Nadie va a leer esto, me advirtieron. Apenas pasen el ojo por las primeras palabras, cogeran el mouse y darán click en la señal Atrás. Pero resultaba imposible oponer resistencia al placer y la diversión que me depararía el escribir acerca de esas pequeñas historias de amor. Sí. Nadie le daría importancia, sobretodo cuando descubrieran que en esta historia no hay contactos dactilares o palpadas inconcebibles.
Sucede que hace unas semanas atrás durante una entrevista radial, acerca de mi última publicación, un amable locutor me preguntó sobre aquellas musas que inspiraron algunos cuentos, por decir, cuentos románticos; y como siempre le doy vueltas a las cosas, esta vez la pregunta me ha durado dos semanas, todo un record!!!. Lo primero que he recordado, bueno, hablando con franqueza, son esos primeros amores que han vuelto a mí; aquellas a las que enviaba cartas de amor por debajo de sus puertas, por las que me batí a golpes y patadas cuando apenas tenía ocho años, y a duras penas aprendía a escribir.
Es gracioso, pero desde ya quiero reconocer, que mis historias predilectas son precisamente esas que nos hablan de amores imposibles, amores de juventud, encantos de niñez.
Recuerdo con claridad, como me agazapaba entre las espinas de los rosedales, mientras redactaba mis primeras declaraciones, desnudando mi pequeño corazón, y le escribía a una lo mucho que la quería, lo mucho que me gustaba su cabello lacio, negro, sus ojos, y que un día, no muy lejano, ella y yo nos tendríamos el uno para el otro, en feliz matrimonio.
Eran excitantes y angustiosos esos breves momentos, porque entre ella, la carta y yo, estaba su abuelito que enterado del caso, supo arreglárselas para arruinarme la vida, confiscando toda nuestra correspondencia.
Pero vinieron tiempos mejores, cuando me mandaron al colegio, y un año después de superar mi supuesta relación entre mi profesora de nido y yo, y el resto de mis compañeros que también la querían quizá mucho más que este pobre soñador, llegó a mi vida una enjuta niña de tez pálida y ojos razgados, por la cual un día se armó la pelea más grande en el salón, bárbaros, pues todos querían ganarse el corazón de la flaca que ni siquiera atendía nuestras miradas.
Con el tiempo las proezas apasionadas mejoraron, dejamos los puñetes y los reemplazamos por flores y canciones, y con la guitarra en mano, ya fuera a través del teléfono, del chat, o nariz con nariz, le cantábamos a nuestra Julieta, a nuestra Dulcinea.
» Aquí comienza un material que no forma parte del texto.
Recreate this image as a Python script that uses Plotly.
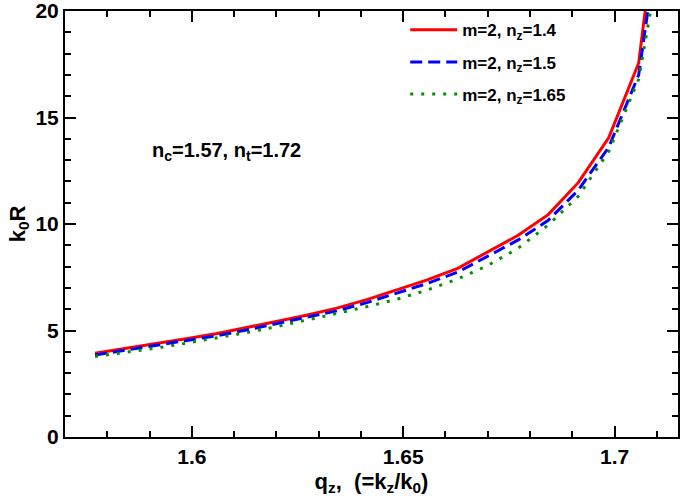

Ayer en la noche, al regresar a casa, pude observar a un joven de trece años junto a quien seguro era para él su Dulcinea, su Julieta. Conversaban y se interrogaban de la misma manera que ensayábamos nosotros hace diez años atrás. Se miraban y sonreían, como nosotros en otros tiempos. Es dulce recordar, aquellos amores del pasado. Tiernos, puros (exceptuando a los adelantados, que nunca faltan).
Fórmulas, estrategias para conquistar chicas, hemos recibido como cancha en matiné infantil; bien recuerdo que un tío me heredó una cinta de Bread, una banda romanticona, la cual me sugirió la tocara cada vez que estuviera con una chica, según él este casette era muy efectivo.
Nos dictaban: Siempre lavarse la lengua hasta el fondo, por si acaso hoy o tal vez ayer, fuera nuestro día, y no lo echáramos a perder por causa de un mal clima bucal.
Jamás declararse, siempre tomar impulso y clavar el beso mordiscón. Tal vez, luego las declaraciones...
Veinte y cuatro años hoy sin pensarlo, y tengo ahora a Bob Dylan en la radio: "It Ain´t me Babe" , y Cortázar entre manos: quiero decir que para verme tenía que mirarte... , y el cigarrillo en el corazón. Ardiente.
Son sólo historias, y más historias, las que se reinventan en la imaginación, en los sueños, que van a esconderse en las últimas páginas de viejos textos escolares, y timidamente se descubren en retazos de papel.
Todo esto me viene a la memoria, mientras el mismo joven, clavado en la noche sobre el pavimento ensaya su primer beso, mientras ella, espalda contra la pared, le sonríe con las manos, y llora.